**Exercise objective**
Images should be left out, and everything else in the listing reproduced exactly.

**Data provided**
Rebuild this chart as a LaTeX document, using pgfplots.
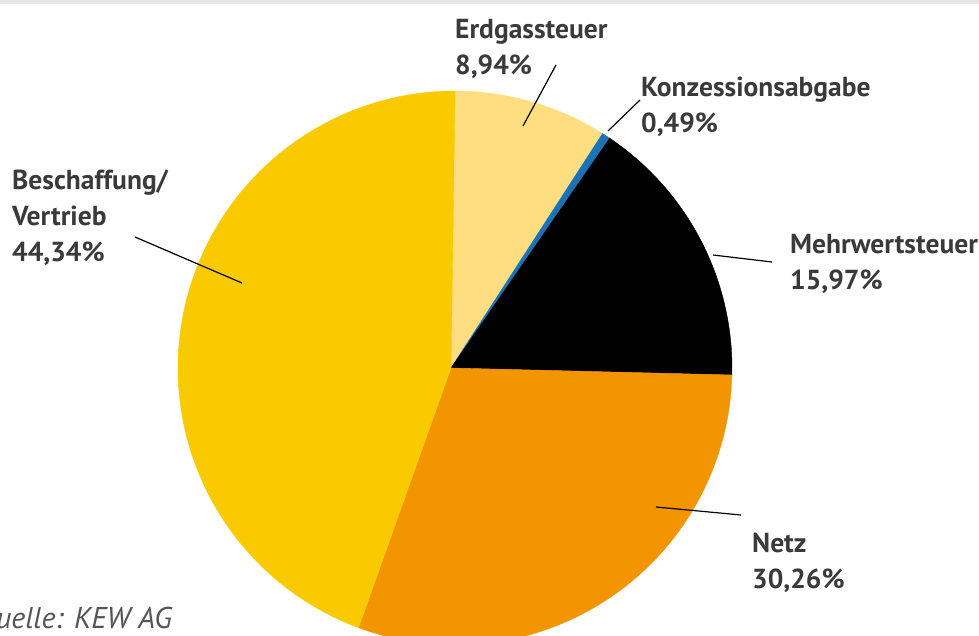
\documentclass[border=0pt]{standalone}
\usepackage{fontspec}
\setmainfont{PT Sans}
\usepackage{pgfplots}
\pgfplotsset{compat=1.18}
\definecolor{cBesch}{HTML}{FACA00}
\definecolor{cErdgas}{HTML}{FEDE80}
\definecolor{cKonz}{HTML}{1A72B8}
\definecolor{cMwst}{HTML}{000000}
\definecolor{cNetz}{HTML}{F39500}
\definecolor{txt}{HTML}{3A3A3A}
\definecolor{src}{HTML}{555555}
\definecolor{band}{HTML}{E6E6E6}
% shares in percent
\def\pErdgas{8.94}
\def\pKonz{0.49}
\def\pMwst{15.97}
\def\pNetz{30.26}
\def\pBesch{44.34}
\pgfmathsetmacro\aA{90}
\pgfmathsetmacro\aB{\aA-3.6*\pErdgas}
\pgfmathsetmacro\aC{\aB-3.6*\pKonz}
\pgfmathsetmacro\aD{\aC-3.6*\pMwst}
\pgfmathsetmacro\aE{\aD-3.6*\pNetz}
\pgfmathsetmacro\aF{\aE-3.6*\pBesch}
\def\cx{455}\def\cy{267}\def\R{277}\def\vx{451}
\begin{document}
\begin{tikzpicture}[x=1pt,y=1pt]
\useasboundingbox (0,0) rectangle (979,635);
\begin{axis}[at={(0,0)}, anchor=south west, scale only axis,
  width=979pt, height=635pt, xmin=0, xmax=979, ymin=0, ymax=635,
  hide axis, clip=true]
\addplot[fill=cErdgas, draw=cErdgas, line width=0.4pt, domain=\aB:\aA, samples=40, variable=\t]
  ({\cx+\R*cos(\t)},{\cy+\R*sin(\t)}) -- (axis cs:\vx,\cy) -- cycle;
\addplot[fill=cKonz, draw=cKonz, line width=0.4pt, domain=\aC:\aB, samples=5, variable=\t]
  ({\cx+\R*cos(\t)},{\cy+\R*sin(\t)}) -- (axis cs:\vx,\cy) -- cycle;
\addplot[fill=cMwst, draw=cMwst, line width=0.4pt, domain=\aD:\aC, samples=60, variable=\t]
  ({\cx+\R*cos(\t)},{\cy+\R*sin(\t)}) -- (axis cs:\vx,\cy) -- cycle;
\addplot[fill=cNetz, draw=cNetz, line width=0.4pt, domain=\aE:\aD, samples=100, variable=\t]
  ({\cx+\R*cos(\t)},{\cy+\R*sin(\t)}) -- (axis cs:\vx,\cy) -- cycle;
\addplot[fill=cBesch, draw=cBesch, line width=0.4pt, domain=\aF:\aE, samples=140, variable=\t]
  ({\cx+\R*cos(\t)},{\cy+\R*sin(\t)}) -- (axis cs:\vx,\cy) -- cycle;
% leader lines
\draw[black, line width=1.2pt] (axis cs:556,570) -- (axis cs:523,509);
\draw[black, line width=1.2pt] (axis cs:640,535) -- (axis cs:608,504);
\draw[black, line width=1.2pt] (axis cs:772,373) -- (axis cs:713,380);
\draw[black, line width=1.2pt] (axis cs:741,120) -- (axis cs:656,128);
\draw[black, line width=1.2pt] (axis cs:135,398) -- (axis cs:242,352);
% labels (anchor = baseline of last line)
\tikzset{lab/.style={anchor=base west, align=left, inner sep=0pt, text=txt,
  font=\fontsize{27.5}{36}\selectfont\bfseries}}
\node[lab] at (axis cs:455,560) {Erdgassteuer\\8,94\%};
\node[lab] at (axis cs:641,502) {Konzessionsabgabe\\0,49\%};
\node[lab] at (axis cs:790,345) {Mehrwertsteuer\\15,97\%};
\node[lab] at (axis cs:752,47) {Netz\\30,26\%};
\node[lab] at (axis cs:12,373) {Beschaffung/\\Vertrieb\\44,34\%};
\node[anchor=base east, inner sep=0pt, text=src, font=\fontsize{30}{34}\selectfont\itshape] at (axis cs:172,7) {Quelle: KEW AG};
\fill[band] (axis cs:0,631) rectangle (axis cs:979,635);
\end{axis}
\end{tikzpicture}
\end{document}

**Answer to this problem**
Rebuild this chart as a LaTeX document, using pgfplots.
\documentclass[border=0pt]{standalone}
\usepackage{fontspec}
\setmainfont{PT Sans}
\usepackage{pgfplots}
\pgfplotsset{compat=1.18}
\definecolor{cBesch}{HTML}{FACA00}
\definecolor{cErdgas}{HTML}{FEDE80}
\definecolor{cKonz}{HTML}{1A72B8}
\definecolor{cMwst}{HTML}{000000}
\definecolor{cNetz}{HTML}{F39500}
\definecolor{txt}{HTML}{3A3A3A}
\definecolor{src}{HTML}{555555}
\definecolor{band}{HTML}{E6E6E6}
% shares in percent
\def\pErdgas{8.94}
\def\pKonz{0.49}
\def\pMwst{15.97}
\def\pNetz{30.26}
\def\pBesch{44.34}
\pgfmathsetmacro\aA{90}
\pgfmathsetmacro\aB{\aA-3.6*\pErdgas}
\pgfmathsetmacro\aC{\aB-3.6*\pKonz}
\pgfmathsetmacro\aD{\aC-3.6*\pMwst}
\pgfmathsetmacro\aE{\aD-3.6*\pNetz}
\pgfmathsetmacro\aF{\aE-3.6*\pBesch}
\def\cx{455}\def\cy{267}\def\R{277}\def\vx{451}
\begin{document}
\begin{tikzpicture}[x=1pt,y=1pt]
\useasboundingbox (0,0) rectangle (979,635);
\begin{axis}[at={(0,0)}, anchor=south west, scale only axis,
  width=979pt, height=635pt, xmin=0, xmax=979, ymin=0, ymax=635,
  hide axis, clip=true]
\addplot[fill=cErdgas, draw=cErdgas, line width=0.4pt, domain=\aB:\aA, samples=40, variable=\t]
  ({\cx+\R*cos(\t)},{\cy+\R*sin(\t)}) -- (axis cs:\vx,\cy) -- cycle;
\addplot[fill=cKonz, draw=cKonz, line width=0.4pt, domain=\aC:\aB, samples=5, variable=\t]
  ({\cx+\R*cos(\t)},{\cy+\R*sin(\t)}) -- (axis cs:\vx,\cy) -- cycle;
\addplot[fill=cMwst, draw=cMwst, line width=0.4pt, domain=\aD:\aC, samples=60, variable=\t]
  ({\cx+\R*cos(\t)},{\cy+\R*sin(\t)}) -- (axis cs:\vx,\cy) -- cycle;
\addplot[fill=cNetz, draw=cNetz, line width=0.4pt, domain=\aE:\aD, samples=100, variable=\t]
  ({\cx+\R*cos(\t)},{\cy+\R*sin(\t)}) -- (axis cs:\vx,\cy) -- cycle;
\addplot[fill=cBesch, draw=cBesch, line width=0.4pt, domain=\aF:\aE, samples=140, variable=\t]
  ({\cx+\R*cos(\t)},{\cy+\R*sin(\t)}) -- (axis cs:\vx,\cy) -- cycle;
% leader lines
\draw[black, line width=1.2pt] (axis cs:556,570) -- (axis cs:523,509);
\draw[black, line width=1.2pt] (axis cs:640,535) -- (axis cs:608,504);
\draw[black, line width=1.2pt] (axis cs:772,373) -- (axis cs:713,380);
\draw[black, line width=1.2pt] (axis cs:741,120) -- (axis cs:656,128);
\draw[black, line width=1.2pt] (axis cs:135,398) -- (axis cs:242,352);
% labels (anchor = baseline of last line)
\tikzset{lab/.style={anchor=base west, align=left, inner sep=0pt, text=txt,
  font=\fontsize{27.5}{36}\selectfont\bfseries}}
\node[lab] at (axis cs:455,560) {Erdgassteuer\\8,94\%};
\node[lab] at (axis cs:641,502) {Konzessionsabgabe\\0,49\%};
\node[lab] at (axis cs:790,345) {Mehrwertsteuer\\15,97\%};
\node[lab] at (axis cs:752,47) {Netz\\30,26\%};
\node[lab] at (axis cs:12,373) {Beschaffung/\\Vertrieb\\44,34\%};
\node[anchor=base east, inner sep=0pt, text=src, font=\fontsize{30}{34}\selectfont\itshape] at (axis cs:172,7) {Quelle: KEW AG};
\fill[band] (axis cs:0,631) rectangle (axis cs:979,635);
\end{axis}
\end{tikzpicture}
\end{document}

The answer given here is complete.